After leaving Damascus, Hamas' external leadership was scattered among several Arab capitals, including Cairo, Doha, Beirut, and Amman—where, for the most part, it remains today.
But those relocations should change, says Rashid Ghannouchi, leader of Tunisia's ruling Islamist party, Al-Nahda. In an interview with the Lebanese Arabic-language news site, ElNashra, on Monday, Ghannouchi declared his support for Islamic control of "Holy Jerusalem and to the efforts to liberate it."
To that end, he "does not oppose Hamas opening an office in Tunisia."
Hamas, like the PIJ, grew out of Egypt's Muslim Brotherhood as an Islamicly-oriented Palestinian nationalist organization aimed at destroying Israel. Both groups are designated as Foreign Terrorist Organizations by the U.S. State Department and tend to draw on the same Palestinian base for support. In January, Agence France-Presse reported that there were talks about attempting to merge the two groups, long at odds with each other over political participation and diplomatic dialogue with Israel. It doesn't appear that the talks gained any traction.

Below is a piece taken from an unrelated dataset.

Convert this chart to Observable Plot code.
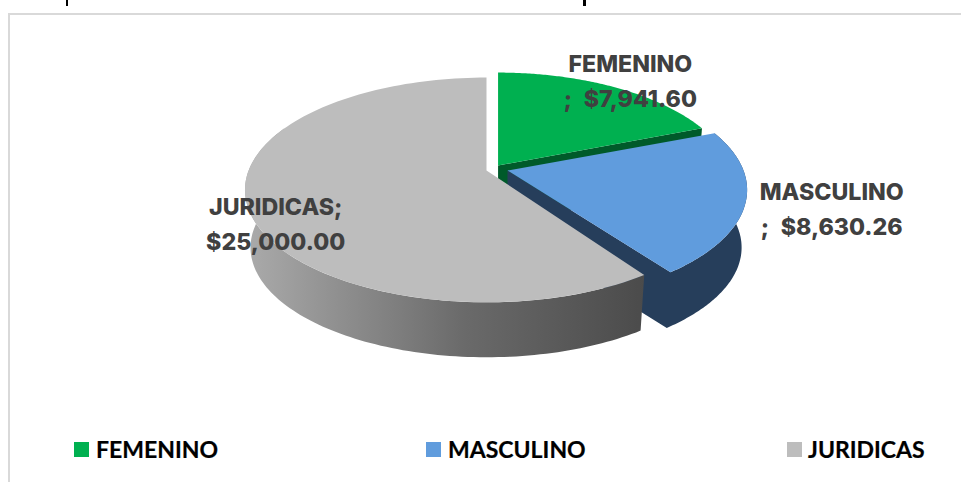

In recent months, acting on a sense of openness and freedom that was non-existent under former Egyptian strongman Hosni Mubarak, PIJ and Hamas have moved closer to their roots—actively rekindling relationships with the now-mainstream Egyptian Brotherhood and its popularly-elected native son, President Mohamed Morsi. It remains to be seen whether these talks will lead to any substantive action by the Morsi-led Egyptian government on behalf of the Brotherhood's Palestinian offshoots.